His saving grace, he said, was royalty payment deferment extended to his chain of Sbarro outlets by the U.S.-based company. "Sbarro Inc. also allowed our budding company to buy some food ingredients locally to stave off complete collapse," he said.
Drawing from Sbarro's success after the post-crisis rebound, Elashvili started the Vostochny Bazar and Bash-na-Bash restaurant brands in 2002, followed in 2005 by a chain of Italian restaurants, Viaggio Italiano.
Earlier this year, Elashvili set up an umbrella company, GMR Planeta Gostepriimstva, that would manage assets of his chain of restaurants.
"GMR is an acronym of the first names of the founders -- Georgy, Merab and Roman," he said. "The two played a big role in my life, by putting their trust in me."
GMR Planeta Gostepriimstva is a sprawling network of 160 restaurants of diverse concepts, including Sbarro, Vostochny Bazar, Viaggio, Bash-na-Bash, all over Russia, the CIS, Eastern and Central Europe. It employs 3,500 workers and claims 2 million customers a year.
His impressive management style was noted by Gennaro A. Sbarro, Sbarro's former president of franchising and development and owner of U.S.-based Neo Hospitality, who cited Elashvili as "a key source of inspiration."
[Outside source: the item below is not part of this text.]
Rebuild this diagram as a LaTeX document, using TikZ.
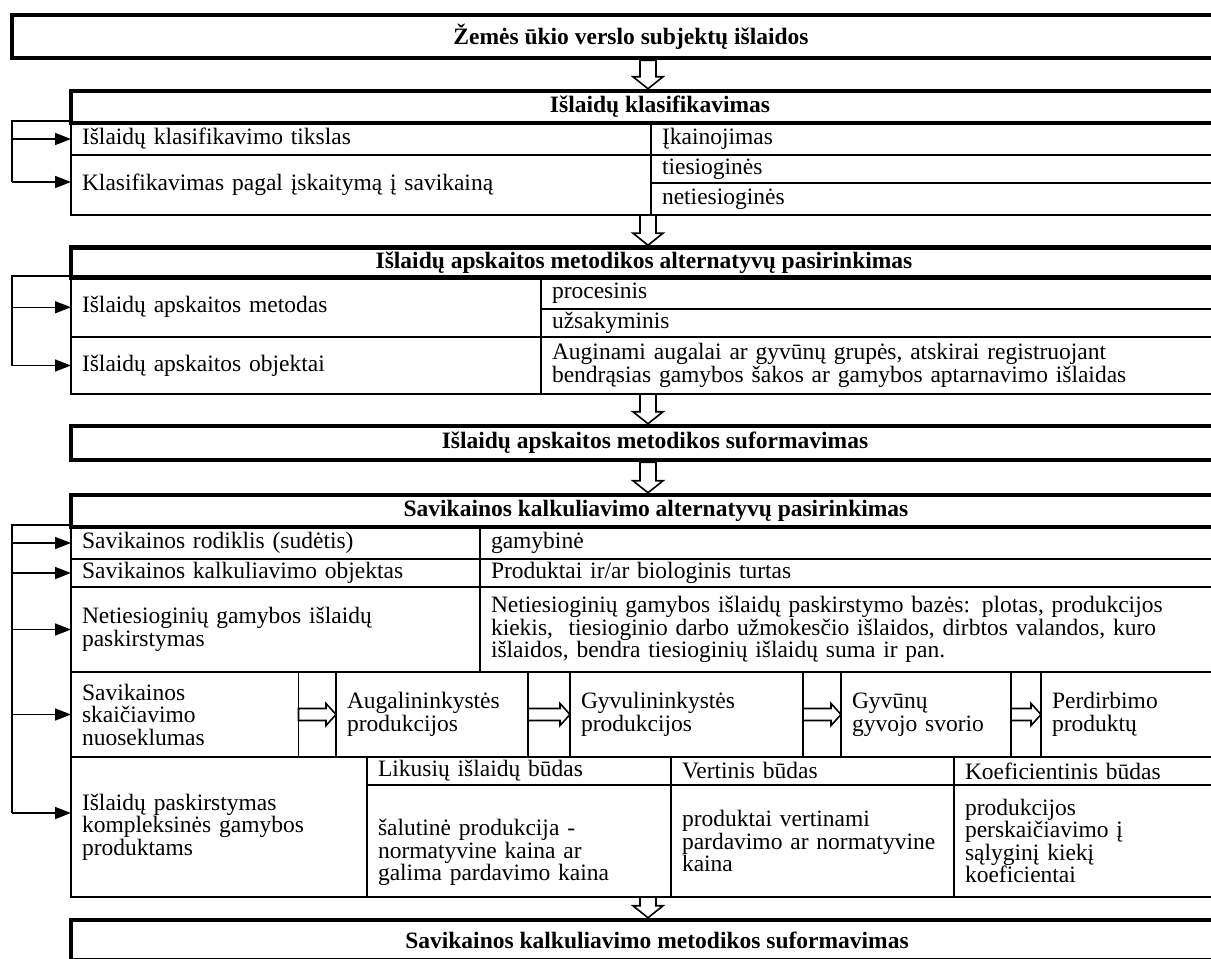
\documentclass[tikz,border=0pt]{standalone}
\usepackage{fontspec}
\setmainfont{Liberation Serif}
\usetikzlibrary{arrows.meta,calc}

\begin{document}
\begin{tikzpicture}[
  x=1pt, y=-1pt,
  every node/.style={font=\fontsize{23.5}{22.5}\selectfont},
  cell/.style={draw, line width=1.6pt, anchor=north west, inner xsep=11pt, inner ysep=0pt, outer sep=0pt, align=left},
  cellsize/.code 2 args={\pgfmathsetlengthmacro\celltw{#1pt-22pt}%
    \pgfkeysalso{minimum width=#1pt, minimum height=#2pt, text width/.expanded=\celltw}},
  titlebox/.style={draw, line width=4.5pt, inner sep=0pt, font=\fontsize{23.5}{22.5}\selectfont\bfseries},
  fbline/.style={line width=1.5pt},
  fbarrow/.style={line width=1.5pt, -{Triangle[length=16pt,width=12pt]}},
  blockdown/.style={draw, line width=1.6pt, fill=white, to path={
    let \p1=(\tikztostart), \p2=(\tikztotarget) in
    (\x1-8pt,\y1) -- (\x1+8pt,\y1) -- (\x1+8pt,\y2+12pt) -- (\x1+15pt,\y2+12pt)
    -- (\x1,\y2) -- (\x1-15pt,\y2+12pt) -- (\x1-8pt,\y2+12pt) -- cycle}},
  blockright/.style={draw, line width=1.6pt, fill=white, to path={
    let \p1=(\tikztostart), \p2=(\tikztotarget) in
    (\x1,\y1+6pt) -- (\x2-10pt,\y1+6pt) -- (\x2-10pt,\y1+11pt) -- (\x2,\y1)
    -- (\x2-10pt,\y1-11pt) -- (\x2-10pt,\y1-6pt) -- (\x1,\y1-6pt) -- cycle}}
]
\useasboundingbox (0,0) rectangle (1211,959);
\clip (0,0) rectangle (1211,959);

\coordinate (axis) at (648,0);

% classification
\node[cell, cellsize={580}{32}] (clgoal) at (71,123) {Išlaidų klasifikavimo tikslas};
\node[cell, cellsize={580}{60}] (clbase) at (71,155) {Klasifikavimas pagal įskaitymą į savikainą};
\node[cell, cellsize={589}{32}] (clprice) at (651,123) {Įkainojimas};
\node[cell, cellsize={589}{28}] (cldirect) at (651,155) {tiesioginės};
\node[cell, cellsize={589}{32}] (clindirect) at (651,183) {netiesioginės};

% accounting method
\node[cell, cellsize={470}{59.5}] (mmethod) at (71,277.5) {Išlaidų apskaitos metodas};
\node[cell, cellsize={470}{57}] (mobject) at (71,337) {Išlaidų apskaitos objektai};
\node[cell, cellsize={699}{31.5}] (mprocess) at (541,277.5) {procesinis};
\node[cell, cellsize={699}{28}] (morder) at (541,309) {užsakyminis};
\node[cell, cellsize={699}{57}] (mgroups) at (541,337) {Auginami augalai ar gyvūnų grupės, atskirai registruojant\\bendrąsias gamybos šakos ar gamybos aptarnavimo išlaidas};

% costing
\node[cell, cellsize={409}{32}] (cindex) at (71,527) {Savikainos rodiklis (sudėtis)};
\node[cell, cellsize={409}{28}] (cobject) at (71,559) {Savikainos kalkuliavimo objektas};
\node[cell, cellsize={409}{85}] (cindirect) at (71,587) {Netiesioginių gamybos išlaidų\\paskirstymas};
\node[cell, cellsize={760}{32}] (cprod) at (480,527) {gamybinė};
\node[cell, cellsize={760}{28}] (cassets) at (480,559) {Produktai ir/ar biologinis turtas};
\node[cell, cellsize={760}{85}] (cbases) at (480,587) {Netiesioginių gamybos išlaidų paskirstymo bazės: plotas, produkcijos\\kiekis,\ \ tiesioginio darbo užmokesčio išlaidos, dirbtos valandos, kuro\\išlaidos, bendra tiesioginių išlaidų suma ir pan.};

% sequence
\node[cell, cellsize={227.5}{85}] (sorder) at (71,672) {Savikainos\\skaičiavimo\\nuoseklumas};
\node[cell, cellsize={192}{85}] (scrop) at (336,672) {Augalininkystės\\produkcijos};
\node[cell, cellsize={233}{85}] (slive) at (570,672) {Gyvulininkystės\\produkcijos};
\node[cell, cellsize={170}{85}] (sweight) at (841,672) {Gyvūnų\\gyvojo svorio};
\node[cell, cellsize={199}{85}] (sproc) at (1041,672) {Perdirbimo\\produktų};

% joint products
\node[cell, cellsize={296}{140}] (jalloc) at (71,757) {Išlaidų paskirstymas\\kompleksinės gamybos\\produktams};
\node[cell, cellsize={304}{28}] (jresid) at (367,757) {Likusių išlaidų būdas};
\node[cell, cellsize={283}{28}] (jvalue) at (671,757) {Vertinis būdas};
\node[cell, cellsize={286}{28}] (jcoef) at (954,757) {Koeficientinis būdas};
\node[cell, cellsize={304}{112}] (jresidtx) at (367,785) {\rule{0pt}{40pt}šalutinė produkcija -\\normatyvine kaina ar\\galima pardavimo kaina};
\node[cell, cellsize={283}{112}] (jvaluetx) at (671,785) {produktai vertinami\\pardavimo ar normatyvine\\kaina};
\node[cell, cellsize={286}{112}] (jcoeftx) at (954,785) {produkcijos\\perskaičiavimo į\\sąlyginį kiekį\\koeficientai};

% title boxes
\node[titlebox, minimum width=1238pt, minimum height=43pt] (expenses) at (631,36.5) {Žemės ūkio verslo subjektų išlaidos};
\node[titlebox, minimum width=1178pt, minimum height=32pt] (classif) at (660,107) {Išlaidų klasifikavimas};
\node[titlebox, minimum width=1146pt, minimum height=30pt] (methalt) at (644,262.5) {Išlaidų apskaitos metodikos alternatyvų pasirinkimas};
\node[titlebox, minimum width=1168pt, minimum height=34pt] (methform) at (655,443) {Išlaidų apskaitos metodikos suformavimas};
\node[titlebox, minimum width=1170pt, minimum height=32pt] (costalt) at (656,511) {Savikainos kalkuliavimo alternatyvų pasirinkimas};
\node[titlebox, minimum width=1172pt, minimum height=40pt] (costform) at (657,940) {Savikainos kalkuliavimo metodikos suformavimas};

% flow arrows
\draw[blockdown] (expenses.south -| axis) to (classif.north -| axis);
\draw[blockdown] (clindirect.south -| axis) to (methalt.north -| axis);
\draw[blockdown] (mgroups.south -| axis) to (methform.north -| axis);
\draw[blockdown] (methform.south -| axis) to (costalt.north -| axis);
\draw[blockdown] (jresidtx.south -| axis) to (costform.north -| axis);

\draw[blockright] (sorder.east) to (scrop.west);
\draw[blockright] (scrop.east) to (slive.west);
\draw[blockright] (slive.east) to (sweight.west);
\draw[blockright] (sweight.east) to (sproc.west);

% side arrows
\coordinate (fbA) at (12,121);
\coordinate (fbB) at (12,182);
\draw[fbline] (fbA -| clgoal.west) -- (fbA) -- (fbB);
\draw[fbarrow] (fbA |- clgoal.west) -- (clgoal.west);
\draw[fbarrow] (fbB) -- (fbB -| clbase.west);

\coordinate (fbC) at (12,276);
\draw[fbline] (fbC -| mmethod.west) -- (fbC) -- (fbC |- mobject.west);
\draw[fbarrow] (fbC |- mmethod.west) -- (mmethod.west);
\draw[fbarrow] (fbC |- mobject.west) -- (mobject.west);

\coordinate (fbE) at (12,525);
\coordinate (fbF) at (12,813);
\draw[fbline] (fbE -| cindex.west) -- (fbE) -- (fbF);
\draw[fbarrow] (fbE |- cindex.west) -- (cindex.west);
\draw[fbarrow] (fbE |- cobject.west) -- (cobject.west);
\draw[fbarrow] (fbE |- cindirect.west) -- (cindirect.west);
\draw[fbarrow] (fbE |- sorder.west) -- (sorder.west);
\draw[fbarrow] (fbF) -- (fbF -| jalloc.west);
\end{tikzpicture}
\end{document}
"He's one of Sbarro's top franchisees and one of the greatest operators I've done business with in my career," Sbarro told Nation's Restaurant News, a U.S.-based magazine that provides news stories and reports trends in the restaurant and food service industries.
Elashvili's keen business sense and pragmatic approach to franchising have also been rewarded by a long list of awards, professional recognitions and accolades. He was voted the best manager in 2003 in the sector of Products & Services of Mass Demand by Kompaniya business weekly. He won the Ernst & Young 2004 Entrepreneur of the Year Contest in Services and Transport category and again in 2006, for Outstanding Business Growth.
Late last year, Elashvili was met with applause from a crowd of businessmen as Ernst & Young added yet another feather to his cap by naming him Entrepreneur of the Year in the International Business category.
Elashvili heads the franchising committee of the business lobby group Opora Rossii, or Support for Russia, where he has been pushing for business-friendly franchise regulations.
He typically works 14-hour days, not solely from his suite of offices but also from his car, checking in on his far-flung operations. A father of three, Elashvili said his family occupies "a very special place in my heart."
Perhaps with a backward glance at his own difficult childhood, he stressed that every business executive should push for social changes through charitable activity and community involvement. "In its activity a company must take into account the interests of a community as well as the resources it uses," he said.
"Elashvili is active in social circles and is a strong believer in the social responsibility of business," said Irina Gorbulina, president of the Russia Academy of Business and Entrepreneurship, who has known Elashvili since 1997. "He's the ultimate professional and businessman and not one to rest on his laurels."